O salão nobre da Misericórdia de Gaia encheu-se, no passado dia 12 de abril, para receber a primeira conferência do Secretariado Regional do Porto da União das Misericórdias Portuguesas (UMP). ‘As Misericórdias e o 25 de Abril’ foi o tema que juntou Manuel de Lemos, presidente da UMP, e o comandante Adelino da Costa, secretário da direção da Associação 25 de Abril.

“Importava assinalar aquilo que foi uma data memorável e marcante para Portugal há 50 anos”, começou por dizer o provedor anfitrião, Manuel Moreira, que também é presidente do Secretariado Regional do Porto. “As Misericórdias são o grande fator de desenvolvimento local, de agregação e de proteção das pessoas. O 25 de Abril libertou-nos para podermos chegar onde o Estado não chega”, afirmou Manuel de Lemos. Por sua vez, o comandante Adelino da Costa sublinhou que “o SNS que os portugueses tanto se orgulham costuma ser referido como consequência dos ideais democráticos do 25 de Abril, mas a sua criação foi devida, sobretudo, ao contributo, à experiência e ao empenhamento das Misericórdias”.

Recorde-se que antes do 25 de Abril, a rede nacional dos hospitais era assegurada pelas Misericórdias, havendo apenas, a complementar esta estrutura, os hospitais da Universidade de Coimbra, o Hospital Santa Maria, em Lisboa, e o São João, no Porto.

“As Misericórdias cuidavam das pessoas e cuidar das pessoas era algo que se fazia nos hospitais”, referiu Manuel de Lemos, recordando que “os primeiros hospitais eram constituídos por umas salas pequenas onde as pessoas chegavam e dormiam como hóspedes. Daí nasceu a palavra hospital”.

Depois da intervenção de Manuel de Lemos, Adelino da Costa abordou a adaptação das Misericórdias e das suas estruturas à nova realidade: a democracia.

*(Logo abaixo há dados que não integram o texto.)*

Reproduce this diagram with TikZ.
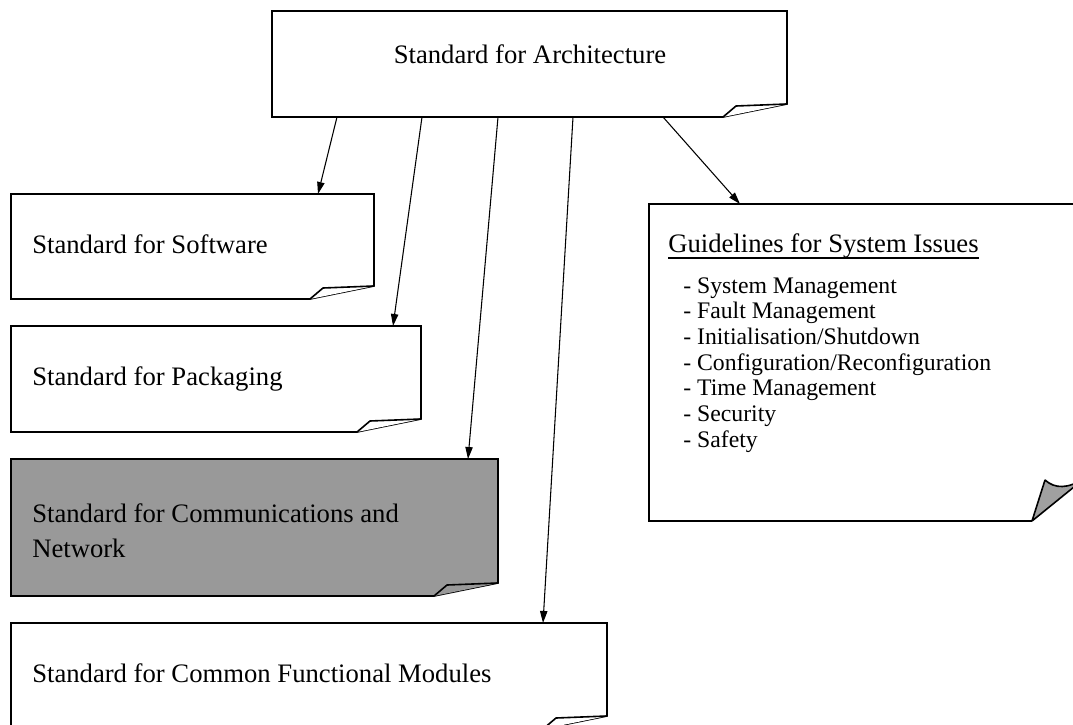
\documentclass[tikz,border=0pt]{standalone}
\usepackage{fontspec}
\setmainfont{Liberation Serif}
\usetikzlibrary{fit,calc,arrows.meta}
\definecolor{boxgray}{RGB}{153,153,153}
\definecolor{foldgray}{RGB}{160,160,160}
\newcommand\foldbox[2]{%
 \draw[outline, fill=#2] (#1.north west) -- (#1.north east) -- ($(#1.south east)+(0,-13)$) -- ($(#1.south east)+(-64,0)$) -- (#1.south west) -- cycle;
 \draw[outline, fill=#2, line join=bevel] ($(#1.south east)+(0,-13)$) -- ($(#1.south east)+(-51,-11)$) -- ($(#1.south east)+(-64,0)$);
}
\begin{document}
\begin{tikzpicture}[x=0.75pt,y=-0.75pt,
  area/.style={inner sep=0pt, outer sep=0pt},
  outline/.style={draw=black, line width=1.2pt, line join=miter},
  conn/.style={draw=black, line width=0.8pt, -{Triangle[length=9pt,width=5.5pt]}},
  maintext/.style={inner sep=0pt, font=\fontsize{20}{24}\selectfont},
  listtext/.style={inner sep=0pt, font=\fontsize{17.8}{19}\selectfont, anchor=base west},
]
\clip (0,0) rectangle (1073,724);
\fill[white] (0,0) rectangle (1073,724);

% box areas
\node[area, fit={(272,11) (787,117)}] (arch) {};
\node[area, fit={(11,194) (374,299)}] (soft) {};
\node[area, fit={(11,326) (421,432)}] (pack) {};
\node[area, fit={(11,459) (498,596)}] (comm) {};
\node[area, fit={(11,623) (607,729)}] (cfm) {};
\node[area, fit={(649,204) (1085,521)}] (guide) {};

\foldbox{arch}{white}
\foldbox{soft}{white}
\foldbox{pack}{white}
\foldbox{comm}{boxgray}
\foldbox{cfm}{white}

% guidelines box with curled corner
\draw[outline, fill=white] (guide.north east) -- (guide.north west) -- (guide.south west) -- ($(guide.south west)+(383,0)$);
\draw[outline] (guide.north east) -- ($(guide.south east)+(0,-43)$);
\draw[outline, fill=foldgray, line join=bevel] ($(guide.south west)+(383,0)$) -- ($(guide.south west)+(396,-41)$)
   .. controls ($(guide.south west)+(406,-32)$) and ($(guide.south west)+(419,-32)$) .. ($(guide.south east)+(0,-43)$) -- cycle;

% texts
\node[maintext, anchor=base] (archtext) at (530,64) {Standard for Architecture};
\node[maintext, anchor=base west] (softtext) at (32,253) {Standard for Software};
\node[maintext, anchor=base west] (packtext) at (32,385) {Standard for Packaging};
\node[maintext, anchor=base west] (commtexta) at (32,522) {Standard for Communications and};
\node[maintext, anchor=base west] (commtextb) at (32,557) {Network};
\node[maintext, anchor=base west] (cfmtext) at (32,682) {Standard for Common Functional Modules};
\node[maintext, anchor=base west] (guidetitle) at (668,252) {Guidelines for System Issues};
\draw[line width=1.6pt] ($(guidetitle.base west)+(0,6)$) -- ($(guidetitle.base east)+(0,6)$);

\foreach \t [count=\i from 0] in {System Management, Fault Management, Initialisation/Shutdown, Configuration/Reconfiguration, Time Management, Security, Safety}
  \node[listtext] (item\i) at (683, 293+25.7*\i) {- \t};

% connectors
\draw[conn] ($(arch.south west)+(65,0)$) -- ($(soft.north west)+(307,0)$);
\draw[conn] ($(arch.south west)+(150,0)$) -- ($(pack.north west)+(382,0)$);
\draw[conn] ($(arch.south west)+(226,0)$) -- ($(comm.north west)+(457,0)$);
\draw[conn] ($(arch.south west)+(301,0)$) -- ($(cfm.north west)+(532,0)$);
\draw[conn] ($(arch.south west)+(391,0)$) -- ($(guide.north west)+(91,0)$);
\end{tikzpicture}
\end{document}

As cerca de 350 Misericórdias existentes continuaram a efetuar o seu trabalho, muito assente na assistência hospitalar, que cobria cerca de dois terços da população portuguesa. “O programa do primeiro governo provisório incluía a intenção de criar o Serviço Nacional de Saúde (SNS), mas esse objetivo só seria possível com a participação das Misericórdias e dos seus recursos humanos e patrimoniais, bem como da sua experiência e da sua sensibilidade social”, explicou Adelino da Costa.

Em dezembro de 1974, os hospitais centrais e distritais das Misericórdias passaram a integrar a rede nacional hospitalar e a serem administrados por comissões nomeadas pelo Governo, embora a propriedade dos edifícios e do seu património continuasse a pertencer-lhes. Mais tarde, em 1979, foi encontrada uma organização uniforme dos cuidados de saúde a nível nacional que resultou na criação do SNS.

“O 25 de Abril proporcionou a forma mais rápida de se montar o SNS. Estava lá a rede. De um dia para o outro, as Misericórdias viram-se sem atividade, tendo de se virar para algo novo. Havia os idosos, onde existia alguma experiência dos asilos, e as crianças. As Misericórdias começam então a sair da saúde e a olhar para aquilo que hoje chamamos respostas sociais”, explicou Manuel de Lemos.

Sustentando que “os Governos foram percebendo a importância que as questões sociais já tinham na Europa”, o presidente da UMP afirmou que a rede de cuidados que hoje serve a população portuguesa apenas foi possível após a revolução. “Foi o 25 de Abril que abriu a porta para que este movimento se fizesse”, assegurou.

Depois, os governantes mais atentos começaram a perceber que era cada vez mais ténue a diferença entre saúde e segurança social. “Foi isso que levou, e está a levar, inexoravelmente, o Estado a pedir às Misericórdias que regressem à saúde”, garantiu Manuel de Lemos.

Adelino da Costa referiu ainda que “as Misericórdias sentiram a mudança”, mas o surgimento da UMP trouxe uma diversificação de atividades refletidas no trabalho das 388 Misericórdias ativas no país, que apoiam diariamente cerca de 165 mil pessoas e contam com mais de 45 mil colaboradores diretos. “Estes números traduzem a importância das Misericórdias na economia e na solidariedade”, considerou o comandante.

Manuel Moreira defendeu que, como marco da história de Portugal, “o 25 de Abril permitiu-nos restaurar a liberdade e a democracia, apesar de ainda não sermos o país que queremos, que merecemos e pelo qual muitas gerações lutaram”, concluiu.